Writing sermons is hard (part 2 of many)

Yes, I've now included several sermons as blog entries. (another one on the way soonish)

I'm firmly convinced that a sermon is an oral event. A conversation between God, the text, the preacher, and the congregation. What God says to me may get lost in translation on the way to you, which might be a good or a bad thing. Several times already at St. Thomas, I've experienced God taking what comes out of my mouth and working with it in the air on its way to you. People have commented to me at the end of the service that they've loved what I said about [turnips], when I was talking about [geese]. That's all to God's glory.


But I write sermons, and I do write most of them down as a manuscript, to be heard rather than written. You're aware that spoken English uses different grammar and rhythm than written English. Alliteration loses its power.
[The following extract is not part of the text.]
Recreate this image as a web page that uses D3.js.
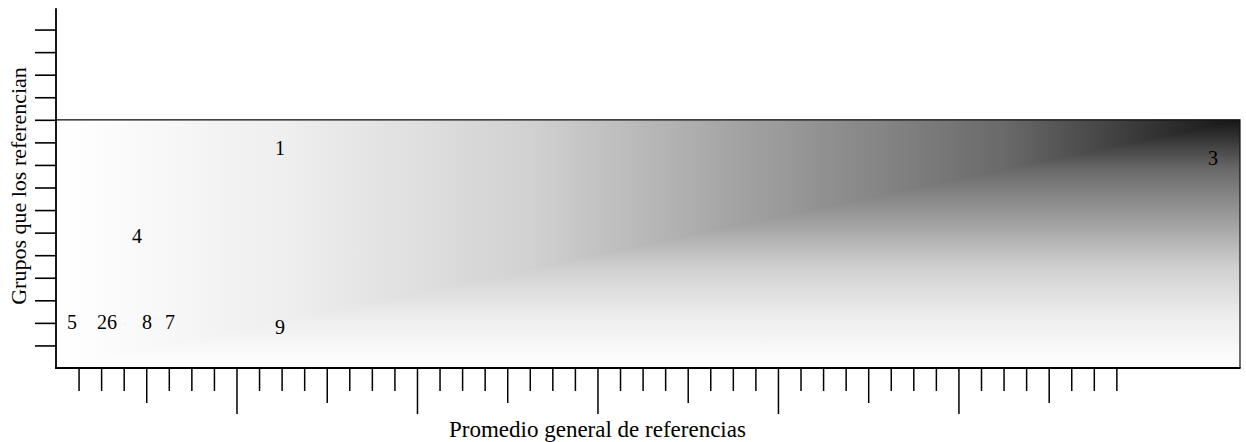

Repitition, phrasing, become the product of the reader's attention level rather than the preacher's delivery. As a result, most of what I've been told are 'good' sermons look terrible on paper.

I'm also firmly convinced that a sermon is an event for a specific time and place and people. St. Thomas is a crowd of suburban anglo-saxon upper-middle-class Episcopalians. We're not a good cross-section of San Antonio, the United States, or Christianity for that matter. Sermons sent out written hit unknown ears, and I can't even think about writing for *everybody* in God's creation or I get totally paralyzed.